╭──
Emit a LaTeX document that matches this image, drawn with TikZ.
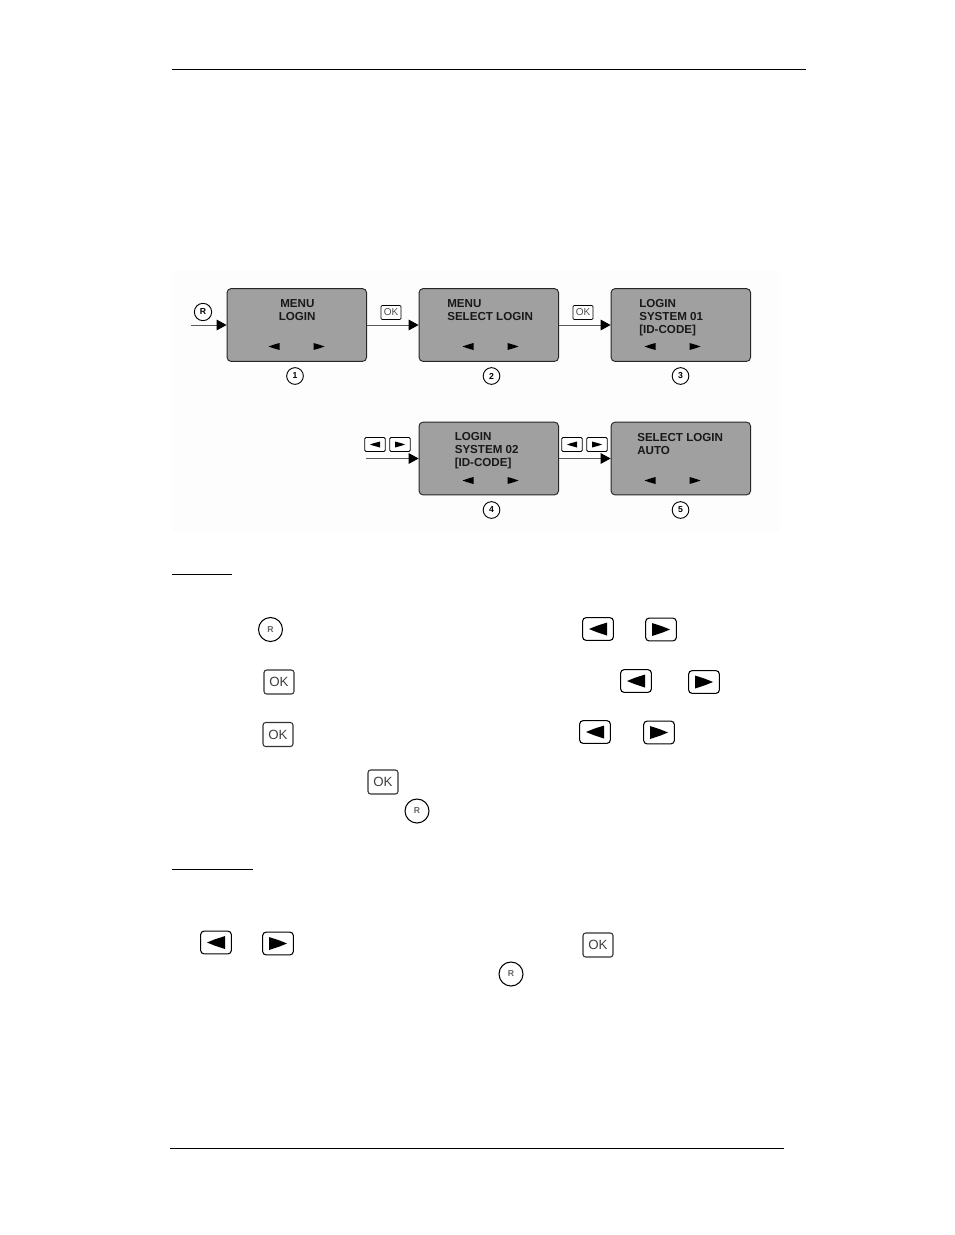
\documentclass[tikz,border=0pt]{standalone}
\usepackage{fontspec}
\setmainfont{Liberation Sans}
\usetikzlibrary{arrows.meta}
\definecolor{lcd}{HTML}{A0A0A0}
\definecolor{figbg}{HTML}{FDFDFD}
\tikzset{
  x=0.75pt,y=-0.75pt,
  lcdbox/.style={draw=black!85,line width=0.7pt,fill=lcd,rounded corners=3pt,minimum width=104.6pt,minimum height=54.6pt,inner sep=0pt},
  lcdtext/.style={anchor=west,inner sep=0pt,text=black!90,font=\bfseries\fontsize{8.7}{10}\selectfont},
  flow/.style={draw=black!65,line width=0.6pt,-{Triangle[length=7.5pt,width=8pt,fill=black,color=black]}},
  rule/.style={draw=black,line width=0.75pt},
  numcirc/.style={draw=black,line width=0.7pt,circle,fill=white,minimum size=12.5pt,inner sep=0pt,font=\bfseries\fontsize{6.5}{7}\selectfont},
  rsmall/.style={draw=black,line width=0.7pt,circle,fill=white,minimum size=13pt,inner sep=0pt,font=\bfseries\fontsize{6.5}{7}\selectfont},
  rbig/.style={draw=black,line width=0.8pt,circle,fill=white,minimum size=18pt,inner sep=0pt,text=black!60,font=\bfseries\fontsize{6.5}{7}\selectfont},
  oksmall/.style={draw=black,line width=0.5pt,rounded corners=0.8pt,fill=white,minimum width=15pt,minimum height=10.5pt,inner sep=0pt,text=black!70,font=\fontsize{7.5}{8}\selectfont},
  okbig/.style={draw=black!80,line width=0.8pt,rounded corners=2pt,fill=white,minimum width=22.5pt,minimum height=18pt,inner sep=0pt,text=black!75,font=\fontsize{10}{11}\selectfont},
  keysmall/.style={draw=black,line width=0.6pt,rounded corners=1pt,fill=white,minimum width=15.5pt,minimum height=10.5pt,inner sep=0pt},
  keybig/.style={draw=black,line width=0.8pt,rounded corners=2.5pt,fill=white,minimum width=23pt,minimum height=17pt,inner sep=0pt},
}
% triangles: centre x, centre y, half length, half height
\newcommand{\triL}[4]{\fill[black] (#1-#3,#2) -- (#1-#3*0.2,#2-#4*0.45) -- (#1+#3,#2-#4) -- (#1+#3,#2+#4) -- (#1-#3*0.2,#2+#4*0.45) -- cycle;}
\newcommand{\triR}[4]{\fill[black] (#1+#3,#2) -- (#1+#3*0.2,#2-#4*0.45) -- (#1-#3,#2-#4) -- (#1-#3,#2+#4) -- (#1+#3*0.2,#2+#4*0.45) -- cycle;}
\begin{document}
\begin{tikzpicture}
\useasboundingbox (0,0) rectangle (954,1235);
\fill[white] (0,0) rectangle (954,1235);
\fill[figbg] (172,270) rectangle (780,532);
% page rules
\coordinate (tl) at (172,69); \coordinate (tr) at (806,69);
\coordinate (bl) at (170,1148); \coordinate (br) at (784,1148);
\draw[rule] (tl) -- (tr);
\draw[rule] (bl) -- (br);
\coordinate (ula) at (172,574.5); \coordinate (ulb) at (232,574.5);
\coordinate (ulc) at (172,869.5); \coordinate (uld) at (253,869.5);
\draw[draw=black,line width=1.4pt] (ula) -- (ulb);
\draw[draw=black,line width=1.4pt] (ulc) -- (uld);
% LCD boxes
\node[lcdbox] (b1) at (296.8,325) {};
\node[lcdbox] (b2) at (488.8,325) {};
\node[lcdbox] (b3) at (680.8,325) {};
\node[lcdbox] (b4) at (488.8,458.5) {};
\node[lcdbox] (b5) at (680.8,458.5) {};
% LCD text
\node[lcdtext] (t1a) at (280,303.5) {MENU};
\node[lcdtext] (t1b) at (278.5,316.5) {LOGIN};
\node[lcdtext] (t2a) at (447,303.5) {MENU};
\node[lcdtext] (t2b) at (447,316.5) {SELECT LOGIN};
\node[lcdtext] (t3a) at (639,303.5) {LOGIN};
\node[lcdtext] (t3b) at (639,316.5) {SYSTEM 01};
\node[lcdtext] (t3c) at (639,330) {[ID-CODE]};
\node[lcdtext] (t4a) at (454.5,436.5) {LOGIN};
\node[lcdtext] (t4b) at (454.5,450) {SYSTEM 02};
\node[lcdtext] (t4c) at (454.5,463.5) {[ID-CODE]};
\node[lcdtext] (t5a) at (637,437.5) {SELECT LOGIN};
\node[lcdtext] (t5b) at (637,451) {AUTO};
% LCD arrows
\triL{274}{346.5}{5.5}{3.5}\triR{319}{346.5}{5.5}{3.5}
\triL{468}{346.5}{5.5}{3.5}\triR{513}{346.5}{5.5}{3.5}
\triL{650}{346.5}{5.5}{3.5}\triR{695}{346.5}{5.5}{3.5}
\triL{468}{480.5}{5.5}{3.5}\triR{513}{480.5}{5.5}{3.5}
\triL{650}{480.5}{5.5}{3.5}\triR{695}{480.5}{5.5}{3.5}
% step numbers
\node[numcirc] (n1) at (295,376) {1};
\node[numcirc] (n2) at (491.5,376) {2};
\node[numcirc] (n3) at (680.5,376) {3};
\node[numcirc] (n4) at (491.5,510) {4};
\node[numcirc] (n5) at (680.5,510) {5};
% connectors
\coordinate (in1) at (191,325);
\coordinate (in4) at (366,458.5);
\draw[flow] (in1) -- (b1.west);
\draw[flow] (b1.east) -- (b2.west);
\draw[flow] (b2.east) -- (b3.west);
\draw[flow] (in4) -- (b4.west);
\draw[flow] (b4.east) -- (b5.west);
% connector labels
\node[rsmall] (lr) at (203,312) {R};
\node[oksmall] (lo1) at (391,312.5) {OK};
\node[oksmall] (lo2) at (583,312.5) {OK};
\node[keysmall] (lk1) at (375,444.5) {}; \triL{375}{444.5}{5}{3}
\node[keysmall] (lk2) at (400,444.5) {}; \triR{400}{444.5}{5}{3}
\node[keysmall] (lk3) at (572,444.5) {}; \triL{572}{444.5}{5}{3}
\node[keysmall] (lk4) at (597,444.5) {}; \triR{597}{444.5}{5}{3}
% buttons in text
\node[rbig] (r1) at (270.5,629.5) {R};
\node[keybig] (k1) at (598,629) {}; \triL{598}{629}{9}{6.5}
\node[keybig] (k2) at (661,629.5) {}; \triR{661}{629.5}{9}{6.5}
\node[okbig] (o1) at (279,682) {OK};
\node[keybig] (k3) at (636,681) {}; \triL{636}{681}{9}{6.5}
\node[keybig] (k4) at (704,682) {}; \triR{704}{682}{9}{6.5}
\node[okbig] (o2) at (278,734.5) {OK};
\node[keybig] (k5) at (595,732) {}; \triL{595}{732}{9}{6.5}
\node[keybig] (k6) at (659,732.5) {}; \triR{659}{732.5}{9}{6.5}
\node[okbig] (o3) at (383,782) {OK};
\node[rbig] (r2) at (417,811) {R};
\node[keybig] (k7) at (216,942.5) {}; \triL{216}{942.5}{9}{6.5}
\node[keybig] (k8) at (278,943.5) {}; \triR{278}{943.5}{9}{6.5}
\node[okbig] (o4) at (598,945) {OK};
\node[rbig] (r3) at (511,974) {R};
\end{tikzpicture}
\end{document}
╰──
The data should be printed again unchanged; leave its pictures out.

▶ [REPLY TO THE EXERCISE]
Emit a LaTeX document that matches this image, drawn with TikZ.
\documentclass[tikz,border=0pt]{standalone}
\usepackage{fontspec}
\setmainfont{Liberation Sans}
\usetikzlibrary{arrows.meta}
\definecolor{lcd}{HTML}{A0A0A0}
\definecolor{figbg}{HTML}{FDFDFD}
\tikzset{
  x=0.75pt,y=-0.75pt,
  lcdbox/.style={draw=black!85,line width=0.7pt,fill=lcd,rounded corners=3pt,minimum width=104.6pt,minimum height=54.6pt,inner sep=0pt},
  lcdtext/.style={anchor=west,inner sep=0pt,text=black!90,font=\bfseries\fontsize{8.7}{10}\selectfont},
  flow/.style={draw=black!65,line width=0.6pt,-{Triangle[length=7.5pt,width=8pt,fill=black,color=black]}},
  rule/.style={draw=black,line width=0.75pt},
  numcirc/.style={draw=black,line width=0.7pt,circle,fill=white,minimum size=12.5pt,inner sep=0pt,font=\bfseries\fontsize{6.5}{7}\selectfont},
  rsmall/.style={draw=black,line width=0.7pt,circle,fill=white,minimum size=13pt,inner sep=0pt,font=\bfseries\fontsize{6.5}{7}\selectfont},
  rbig/.style={draw=black,line width=0.8pt,circle,fill=white,minimum size=18pt,inner sep=0pt,text=black!60,font=\bfseries\fontsize{6.5}{7}\selectfont},
  oksmall/.style={draw=black,line width=0.5pt,rounded corners=0.8pt,fill=white,minimum width=15pt,minimum height=10.5pt,inner sep=0pt,text=black!70,font=\fontsize{7.5}{8}\selectfont},
  okbig/.style={draw=black!80,line width=0.8pt,rounded corners=2pt,fill=white,minimum width=22.5pt,minimum height=18pt,inner sep=0pt,text=black!75,font=\fontsize{10}{11}\selectfont},
  keysmall/.style={draw=black,line width=0.6pt,rounded corners=1pt,fill=white,minimum width=15.5pt,minimum height=10.5pt,inner sep=0pt},
  keybig/.style={draw=black,line width=0.8pt,rounded corners=2.5pt,fill=white,minimum width=23pt,minimum height=17pt,inner sep=0pt},
}
% triangles: centre x, centre y, half length, half height
\newcommand{\triL}[4]{\fill[black] (#1-#3,#2) -- (#1-#3*0.2,#2-#4*0.45) -- (#1+#3,#2-#4) -- (#1+#3,#2+#4) -- (#1-#3*0.2,#2+#4*0.45) -- cycle;}
\newcommand{\triR}[4]{\fill[black] (#1+#3,#2) -- (#1+#3*0.2,#2-#4*0.45) -- (#1-#3,#2-#4) -- (#1-#3,#2+#4) -- (#1+#3*0.2,#2+#4*0.45) -- cycle;}
\begin{document}
\begin{tikzpicture}
\useasboundingbox (0,0) rectangle (954,1235);
\fill[white] (0,0) rectangle (954,1235);
\fill[figbg] (172,270) rectangle (780,532);
% page rules
\coordinate (tl) at (172,69); \coordinate (tr) at (806,69);
\coordinate (bl) at (170,1148); \coordinate (br) at (784,1148);
\draw[rule] (tl) -- (tr);
\draw[rule] (bl) -- (br);
\coordinate (ula) at (172,574.5); \coordinate (ulb) at (232,574.5);
\coordinate (ulc) at (172,869.5); \coordinate (uld) at (253,869.5);
\draw[draw=black,line width=1.4pt] (ula) -- (ulb);
\draw[draw=black,line width=1.4pt] (ulc) -- (uld);
% LCD boxes
\node[lcdbox] (b1) at (296.8,325) {};
\node[lcdbox] (b2) at (488.8,325) {};
\node[lcdbox] (b3) at (680.8,325) {};
\node[lcdbox] (b4) at (488.8,458.5) {};
\node[lcdbox] (b5) at (680.8,458.5) {};
% LCD text
\node[lcdtext] (t1a) at (280,303.5) {MENU};
\node[lcdtext] (t1b) at (278.5,316.5) {LOGIN};
\node[lcdtext] (t2a) at (447,303.5) {MENU};
\node[lcdtext] (t2b) at (447,316.5) {SELECT LOGIN};
\node[lcdtext] (t3a) at (639,303.5) {LOGIN};
\node[lcdtext] (t3b) at (639,316.5) {SYSTEM 01};
\node[lcdtext] (t3c) at (639,330) {[ID-CODE]};
\node[lcdtext] (t4a) at (454.5,436.5) {LOGIN};
\node[lcdtext] (t4b) at (454.5,450) {SYSTEM 02};
\node[lcdtext] (t4c) at (454.5,463.5) {[ID-CODE]};
\node[lcdtext] (t5a) at (637,437.5) {SELECT LOGIN};
\node[lcdtext] (t5b) at (637,451) {AUTO};
% LCD arrows
\triL{274}{346.5}{5.5}{3.5}\triR{319}{346.5}{5.5}{3.5}
\triL{468}{346.5}{5.5}{3.5}\triR{513}{346.5}{5.5}{3.5}
\triL{650}{346.5}{5.5}{3.5}\triR{695}{346.5}{5.5}{3.5}
\triL{468}{480.5}{5.5}{3.5}\triR{513}{480.5}{5.5}{3.5}
\triL{650}{480.5}{5.5}{3.5}\triR{695}{480.5}{5.5}{3.5}
% step numbers
\node[numcirc] (n1) at (295,376) {1};
\node[numcirc] (n2) at (491.5,376) {2};
\node[numcirc] (n3) at (680.5,376) {3};
\node[numcirc] (n4) at (491.5,510) {4};
\node[numcirc] (n5) at (680.5,510) {5};
% connectors
\coordinate (in1) at (191,325);
\coordinate (in4) at (366,458.5);
\draw[flow] (in1) -- (b1.west);
\draw[flow] (b1.east) -- (b2.west);
\draw[flow] (b2.east) -- (b3.west);
\draw[flow] (in4) -- (b4.west);
\draw[flow] (b4.east) -- (b5.west);
% connector labels
\node[rsmall] (lr) at (203,312) {R};
\node[oksmall] (lo1) at (391,312.5) {OK};
\node[oksmall] (lo2) at (583,312.5) {OK};
\node[keysmall] (lk1) at (375,444.5) {}; \triL{375}{444.5}{5}{3}
\node[keysmall] (lk2) at (400,444.5) {}; \triR{400}{444.5}{5}{3}
\node[keysmall] (lk3) at (572,444.5) {}; \triL{572}{444.5}{5}{3}
\node[keysmall] (lk4) at (597,444.5) {}; \triR{597}{444.5}{5}{3}
% buttons in text
\node[rbig] (r1) at (270.5,629.5) {R};
\node[keybig] (k1) at (598,629) {}; \triL{598}{629}{9}{6.5}
\node[keybig] (k2) at (661,629.5) {}; \triR{661}{629.5}{9}{6.5}
\node[okbig] (o1) at (279,682) {OK};
\node[keybig] (k3) at (636,681) {}; \triL{636}{681}{9}{6.5}
\node[keybig] (k4) at (704,682) {}; \triR{704}{682}{9}{6.5}
\node[okbig] (o2) at (278,734.5) {OK};
\node[keybig] (k5) at (595,732) {}; \triL{595}{732}{9}{6.5}
\node[keybig] (k6) at (659,732.5) {}; \triR{659}{732.5}{9}{6.5}
\node[okbig] (o3) at (383,782) {OK};
\node[rbig] (r2) at (417,811) {R};
\node[keybig] (k7) at (216,942.5) {}; \triL{216}{942.5}{9}{6.5}
\node[keybig] (k8) at (278,943.5) {}; \triR{278}{943.5}{9}{6.5}
\node[okbig] (o4) at (598,945) {OK};
\node[rbig] (r3) at (511,974) {R};
\end{tikzpicture}
\end{document}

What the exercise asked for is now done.